Conflict is required to innovate but so is safety and agility. Discussion and argument must take place in a safe environment or people will not take risks. Innovation is as much about failure as it is about success. It is also well known that true creativity often requires white space and time, not pressure. Those who are under huge competitive pressure in an adversarial environment are watching their back, not what’s in front of them.
Companies who recently changed their environments from adversarial ones have seen team performance and collaboration rocket. Collaboration, sharing of ideas and innovation go hand in hand.
Where did this culture come from?
It was Richard Branson who said, “Look after employees and employees look after customers”. How does this align with the practices identified at Amazon? It is a well-known adage that customers will never think more of your company than the people that work for the company.

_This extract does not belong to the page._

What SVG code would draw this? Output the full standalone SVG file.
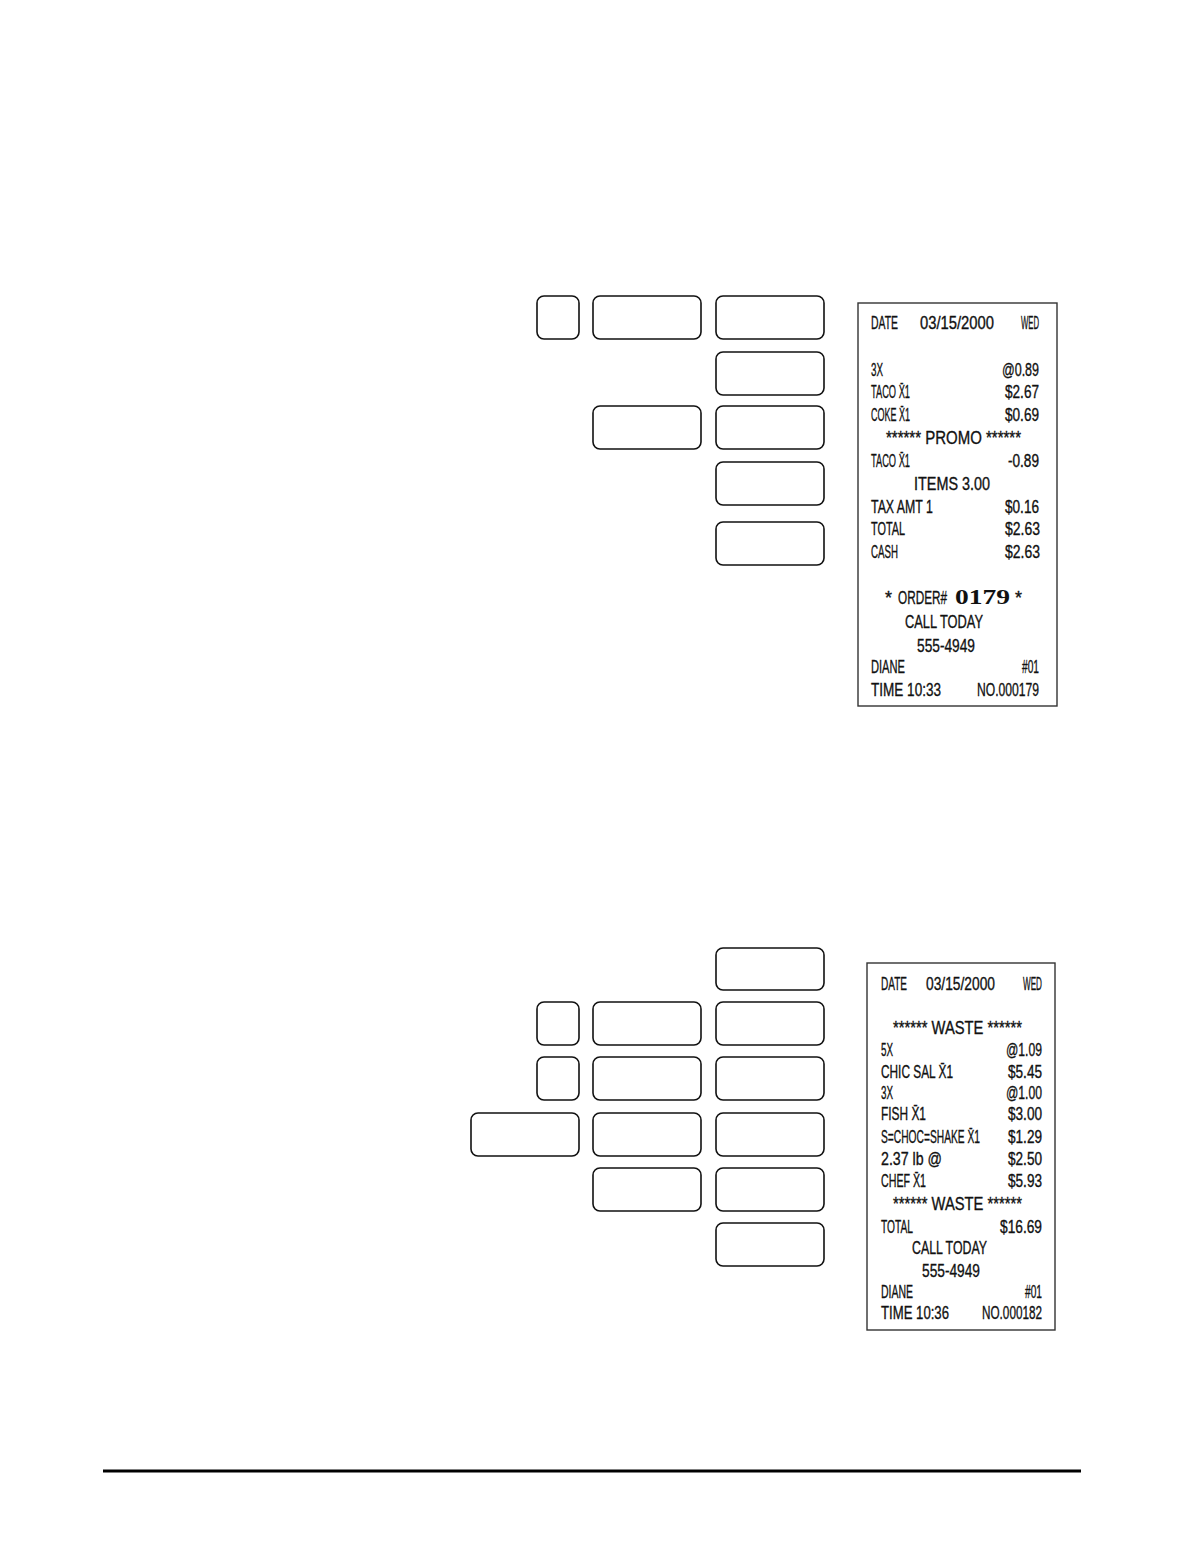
<svg xmlns="http://www.w3.org/2000/svg" width="1186" height="1568" viewBox="0 0 1186 1568">
<style>
.key{fill:#fff;stroke:#111;stroke-width:1.6}
.paper{fill:#fff;stroke:#333;stroke-width:1.4}
.r{font-family:"Liberation Sans",Arial,sans-serif;font-size:18px;fill:#111;stroke:#111;stroke-width:0.35}
.big{font-family:"Liberation Serif","Times New Roman",serif;font-size:20px;font-weight:bold;fill:#111}
</style>
<rect width="1186" height="1568" fill="#fff"/>
<g id="keys-top">
<rect id="k1" class="key" x="537" y="296" width="42" height="43" rx="7"/>
<rect id="k2" class="key" x="593" y="296" width="108" height="43" rx="7"/>
<rect id="k3" class="key" x="716" y="296" width="108" height="43" rx="7"/>
<rect id="k4" class="key" x="716" y="352" width="108" height="43" rx="7"/>
<rect id="k5" class="key" x="593" y="406" width="108" height="43" rx="7"/>
<rect id="k6" class="key" x="716" y="406" width="108" height="43" rx="7"/>
<rect id="k7" class="key" x="716" y="462" width="108" height="43" rx="7"/>
<rect id="k8" class="key" x="716" y="522" width="108" height="43" rx="7"/>
</g>
<g id="receipt-1">
<rect class="paper" x="858" y="303" width="199" height="403"/>
<text class="r" x="871" y="328.5" textLength="27" lengthAdjust="spacingAndGlyphs">DATE</text>
<text class="r" x="920" y="328.5" textLength="74" lengthAdjust="spacingAndGlyphs">03/15/2000</text>
<text class="r" x="1021" y="328.5" textLength="18" lengthAdjust="spacingAndGlyphs">WED</text>
<text class="r" x="871" y="375.5" textLength="12" lengthAdjust="spacingAndGlyphs">3X</text>
<text class="r" x="1002" y="375.5" textLength="37" lengthAdjust="spacingAndGlyphs">@0.89</text>
<text class="r" x="871" y="398" textLength="39" lengthAdjust="spacingAndGlyphs">TACO X̄1</text>
<text class="r" x="1005" y="398" textLength="34" lengthAdjust="spacingAndGlyphs">$2.67</text>
<text class="r" x="871" y="420.5" textLength="39" lengthAdjust="spacingAndGlyphs">COKE X̄1</text>
<text class="r" x="1005" y="420.5" textLength="34" lengthAdjust="spacingAndGlyphs">$0.69</text>
<text class="r" x="886" y="443.5" textLength="135" lengthAdjust="spacingAndGlyphs">****** PROMO ******</text>
<text class="r" x="871" y="466.5" textLength="39" lengthAdjust="spacingAndGlyphs">TACO X̄1</text>
<text class="r" x="1008" y="466.5" textLength="31" lengthAdjust="spacingAndGlyphs">-0.89</text>
<text class="r" x="914" y="489.5" textLength="76" lengthAdjust="spacingAndGlyphs">ITEMS 3.00</text>
<text class="r" x="871" y="512.5" textLength="62" lengthAdjust="spacingAndGlyphs">TAX AMT 1</text>
<text class="r" x="1005" y="512.5" textLength="34" lengthAdjust="spacingAndGlyphs">$0.16</text>
<text class="r" x="871" y="534.5" textLength="34" lengthAdjust="spacingAndGlyphs">TOTAL</text>
<text class="r" x="1005" y="534.5" textLength="35" lengthAdjust="spacingAndGlyphs">$2.63</text>
<text class="r" x="871" y="557.5" textLength="27" lengthAdjust="spacingAndGlyphs">CASH</text>
<text class="r" x="1005" y="557.5" textLength="35" lengthAdjust="spacingAndGlyphs">$2.63</text>
<text class="r" x="885" y="604" textLength="7" lengthAdjust="spacingAndGlyphs">*</text>
<text class="r" x="898" y="604" textLength="49" lengthAdjust="spacingAndGlyphs">ORDER#</text>
<text class="big" x="955" y="604" textLength="55" lengthAdjust="spacingAndGlyphs">0179</text>
<text class="r" x="1015" y="604" textLength="7" lengthAdjust="spacingAndGlyphs">*</text>
<text class="r" x="905" y="627.5" textLength="78" lengthAdjust="spacingAndGlyphs">CALL  TODAY</text>
<text class="r" x="917" y="652" textLength="58" lengthAdjust="spacingAndGlyphs">555-4949</text>
<text class="r" x="871" y="672.5" textLength="34" lengthAdjust="spacingAndGlyphs">DIANE</text>
<text class="r" x="1022" y="672.5" textLength="17" lengthAdjust="spacingAndGlyphs">#01</text>
<text class="r" x="871" y="695.5" textLength="70" lengthAdjust="spacingAndGlyphs">TIME 10:33</text>
<text class="r" x="977" y="695.5" textLength="62" lengthAdjust="spacingAndGlyphs">NO.000179</text>
</g>
<g id="keys-bottom">
<rect id="b1" class="key" x="716" y="948" width="108" height="42" rx="7"/>
<rect id="b2" class="key" x="537" y="1002" width="42" height="43" rx="7"/>
<rect id="b3" class="key" x="593" y="1002" width="108" height="43" rx="7"/>
<rect id="b4" class="key" x="716" y="1002" width="108" height="43" rx="7"/>
<rect id="b5" class="key" x="537" y="1057" width="42" height="43" rx="7"/>
<rect id="b6" class="key" x="593" y="1057" width="108" height="43" rx="7"/>
<rect id="b7" class="key" x="716" y="1057" width="108" height="43" rx="7"/>
<rect id="b8" class="key" x="471" y="1113" width="108" height="43" rx="7"/>
<rect id="b9" class="key" x="593" y="1113" width="108" height="43" rx="7"/>
<rect id="b10" class="key" x="716" y="1113" width="108" height="43" rx="7"/>
<rect id="b11" class="key" x="593" y="1168" width="108" height="43" rx="7"/>
<rect id="b12" class="key" x="716" y="1168" width="108" height="43" rx="7"/>
<rect id="b13" class="key" x="716" y="1223" width="108" height="43" rx="7"/>
</g>
<g id="receipt-2">
<rect class="paper" x="867" y="963" width="188" height="367"/>
<text class="r" x="881" y="989.5" textLength="26" lengthAdjust="spacingAndGlyphs">DATE</text>
<text class="r" x="926" y="989.5" textLength="69" lengthAdjust="spacingAndGlyphs">03/15/2000</text>
<text class="r" x="1023" y="989.5" textLength="19" lengthAdjust="spacingAndGlyphs">WED</text>
<text class="r" x="893" y="1033.5" textLength="129" lengthAdjust="spacingAndGlyphs">****** WASTE ******</text>
<text class="r" x="881" y="1055.5" textLength="12" lengthAdjust="spacingAndGlyphs">5X</text>
<text class="r" x="1006" y="1055.5" textLength="36" lengthAdjust="spacingAndGlyphs">@1.09</text>
<text class="r" x="881" y="1077.5" textLength="72" lengthAdjust="spacingAndGlyphs">CHIC SAL X̄1</text>
<text class="r" x="1008" y="1077.5" textLength="34" lengthAdjust="spacingAndGlyphs">$5.45</text>
<text class="r" x="881" y="1098.5" textLength="12" lengthAdjust="spacingAndGlyphs">3X</text>
<text class="r" x="1006" y="1098.5" textLength="36" lengthAdjust="spacingAndGlyphs">@1.00</text>
<text class="r" x="881" y="1119.5" textLength="45" lengthAdjust="spacingAndGlyphs">FISH X̄1</text>
<text class="r" x="1008" y="1119.5" textLength="34" lengthAdjust="spacingAndGlyphs">$3.00</text>
<text class="r" x="881" y="1142.5" textLength="99" lengthAdjust="spacingAndGlyphs">S=CHOC=SHAKE X̄1</text>
<text class="r" x="1008" y="1142.5" textLength="34" lengthAdjust="spacingAndGlyphs">$1.29</text>
<text class="r" x="881" y="1164.5" textLength="61" lengthAdjust="spacingAndGlyphs">2.37 lb @</text>
<text class="r" x="1008" y="1164.5" textLength="34" lengthAdjust="spacingAndGlyphs">$2.50</text>
<text class="r" x="881" y="1186.5" textLength="45" lengthAdjust="spacingAndGlyphs">CHEF X̄1</text>
<text class="r" x="1008" y="1186.5" textLength="34" lengthAdjust="spacingAndGlyphs">$5.93</text>
<text class="r" x="893" y="1209.5" textLength="129" lengthAdjust="spacingAndGlyphs">****** WASTE ******</text>
<text class="r" x="881" y="1232.5" textLength="32" lengthAdjust="spacingAndGlyphs">TOTAL</text>
<text class="r" x="1000" y="1232.5" textLength="42" lengthAdjust="spacingAndGlyphs">$16.69</text>
<text class="r" x="912" y="1253.5" textLength="75" lengthAdjust="spacingAndGlyphs">CALL  TODAY</text>
<text class="r" x="922" y="1276.5" textLength="58" lengthAdjust="spacingAndGlyphs">555-4949</text>
<text class="r" x="881" y="1297.5" textLength="32" lengthAdjust="spacingAndGlyphs">DIANE</text>
<text class="r" x="1025" y="1297.5" textLength="17" lengthAdjust="spacingAndGlyphs">#01</text>
<text class="r" x="881" y="1319" textLength="68" lengthAdjust="spacingAndGlyphs">TIME 10:36</text>
<text class="r" x="982" y="1319" textLength="60" lengthAdjust="spacingAndGlyphs">NO.000182</text>
</g>
<line id="footer-rule" x1="103" y1="1471" x2="1081" y2="1471" stroke="#000" stroke-width="3"/>
</svg>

One wonders what sorts of people survive and thrive in this environment. The theory of Darwinism has been used before, particularly in the 19th century, to justify the mistreatment of people for the “greater good”. Later far more dangerous ideologies used this work as a justification to judge and eliminate the “weak” also.

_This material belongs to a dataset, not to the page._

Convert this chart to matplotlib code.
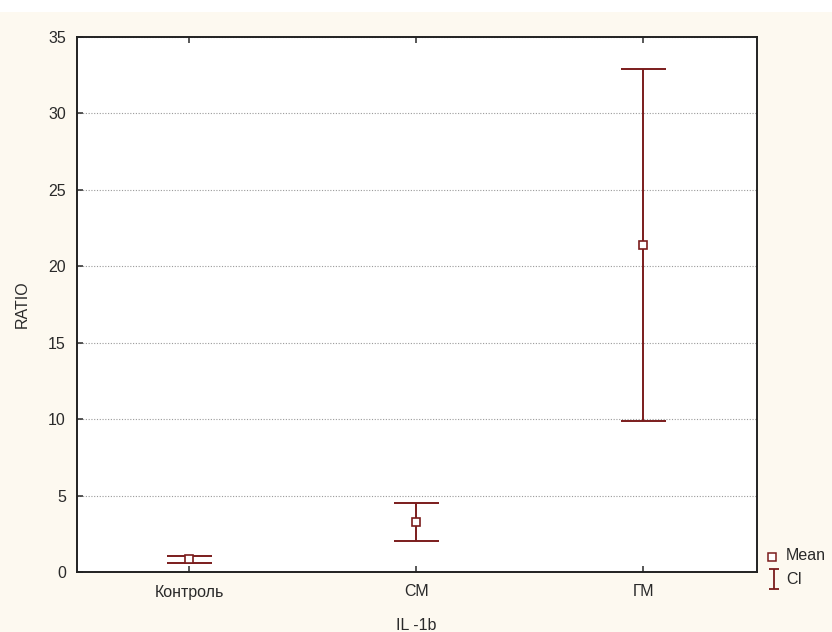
import matplotlib
matplotlib.use("Agg")
import matplotlib.pyplot as plt
from matplotlib.lines import Line2D
from matplotlib.path import Path
from matplotlib.patches import Rectangle

categories = ["Контроль", "СМ", "ГМ"]
means = [0.82, 3.3, 21.4]
ci_low = [0.6, 2.05, 9.9]
ci_high = [1.05, 4.5, 32.9]
yticks = [0, 5, 10, 15, 20, 25, 30, 35]

color = "#7b1c1c"
bg = "#fdf9f0"
txt = "#2a2a2a"
W, H = 832, 632
fs = 11.5

plt.rcParams["font.family"] = ["Liberation Sans", "DejaVu Sans"]

fig = plt.figure(figsize=(W / 100, H / 100), dpi=100, facecolor=bg)
fig.patches.append(Rectangle((0, 1 - 12 / H), 1, 12 / H, transform=fig.transFigure,
                             facecolor="white", edgecolor="none", zorder=0))
ax = fig.add_axes([77 / W, 1 - 572 / H, (757 - 77) / W, (572 - 37) / H])
ax.set_facecolor("white")

x = list(range(len(categories)))
ax.vlines(x, ci_low, ci_high, color=color, lw=1.4, zorder=3)
ax.hlines(ci_low, [i - 0.1 for i in x], [i + 0.1 for i in x], color=color, lw=1.4, zorder=3)
ax.hlines(ci_high, [i - 0.1 for i in x], [i + 0.1 for i in x], color=color, lw=1.4, zorder=3)
ax.plot(x, means, ls="none", marker="s", ms=5.5, mfc="white", mec=color, mew=1.2, zorder=4)

ax.set_xlim(-0.495, 2.5)
ax.set_ylim(0, 35)
ax.set_xticks(x)
ax.set_xticklabels(categories)
ax.set_yticks(yticks)
ax.yaxis.grid(True, ls=(0, (1, 1.5)), color="#9a9a9a", lw=0.8)
ax.set_axisbelow(True)
ax.tick_params(axis="both", labelsize=fs, colors=txt, length=4, width=1.1,
               top=True, right=False, direction="in")
ax.tick_params(axis="x", pad=9)
ax.tick_params(axis="y", pad=8)
for s in ax.spines.values():
    s.set_linewidth(1.4)
    s.set_color("#222222")

fig.text(22 / W, 1 - 304 / H, "RATIO", rotation=90, fontsize=fs, color=txt,
         ha="center", va="center")
fig.text(416 / W, 1 - 626 / H, "IL -1b", fontsize=fs, color=txt,
         ha="center", va="center")

# legend (outside, bottom right)
ibeam = Path([(-0.5, -1), (0.5, -1), (0, -1), (0, 1), (-0.5, 1), (0.5, 1)],
             [Path.MOVETO, Path.LINETO, Path.MOVETO, Path.LINETO, Path.MOVETO, Path.LINETO])
fig.add_artist(Line2D([772 / W], [1 - 557 / H], ls="none", marker="s", ms=5.5,
                      mfc="white", mec=color, mew=1.1, transform=fig.transFigure))
fig.add_artist(Line2D([774 / W], [1 - 579 / H], ls="none", marker=ibeam, ms=14,
                      mfc="none", mec=color, mew=1.3, transform=fig.transFigure))
fig.text(786 / W, 1 - 556 / H, "Mean", fontsize=fs, color=txt, ha="left", va="center")
fig.text(786 / W, 1 - 579 / H, "CI", fontsize=fs, color=txt, ha="left", va="center")

fig.savefig("out.png", dpi=100, facecolor=bg)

Measuring and treating people like machines is a hangover from industrial era thinking as is Social Darwinism. Darwinism used socially is a misappropriation of the ideas of survival of the fittest. It is a pseudoscience completely lacking in empathy and out of touch with any modern behavioural thinking. Smart Authentic Leadership gets power into the hands of the team – with leaders being servants of the team, empowering their success rather than being autocratic top down managers treating their people like automatons. That’s not good business.
Amazons culture is relatively new. Having been founded only in 1994 the culture developed from there. Cultures (how things are done around here) evolve over time. One wonders if Bezos background on Wall St and in financial data influenced the culture. Amazon admits it is driven by data and they took advantage of the capabilities of the internet to not only serve customers but to understand customers. Metrics, data and data analysis are the order of the day. Great when applied to marketing data, products, accounts, process and internet behaviour stats. Not so good for measuring and understanding and managing the complex interactions of employees perhaps?
It could be posited that Amazons massive first mover advantage and the competitive advantage it has developed over time does not allow the company to see in financial terms the reported negative impact of its culture and policies. It is recognised that big brand companies have pulling power for talent. However if Amazon had to wrestle with other similar sized companies in its niche for talent and ideas, it may have had to work harder to keep its talent. Talent bleeding out of the company and taking ideas and competencies to competitors who offer a work life balance may have forced them to address the issues a little earlier in their growth cycle, impacting how their company developed.
So what does it all mean?
Amazon was born in a fast moving, changing environment and wants, correctly, to stay ahead of the curve and the competition. They have been innovating and “improving” in order to do this. Perhaps they should also be focusing on staying ahead of the curve in terms of HR and talent management practices.
Bezos is correct in that the sort of culture described seems illogical. The culture does not best support the aims of innovation, talent attraction and retention or customer service.
As an outsider one cannot know how much of the article is subjective and painting a severe interpretation of how things are done at Amazon. One wonders, if it is true, how Amazon can survive with such a harsh inhuman culture. It does not seem to align that the people that thrive in such a culture truly seek to serve and empower others, a sine qua non of modern successful organisations.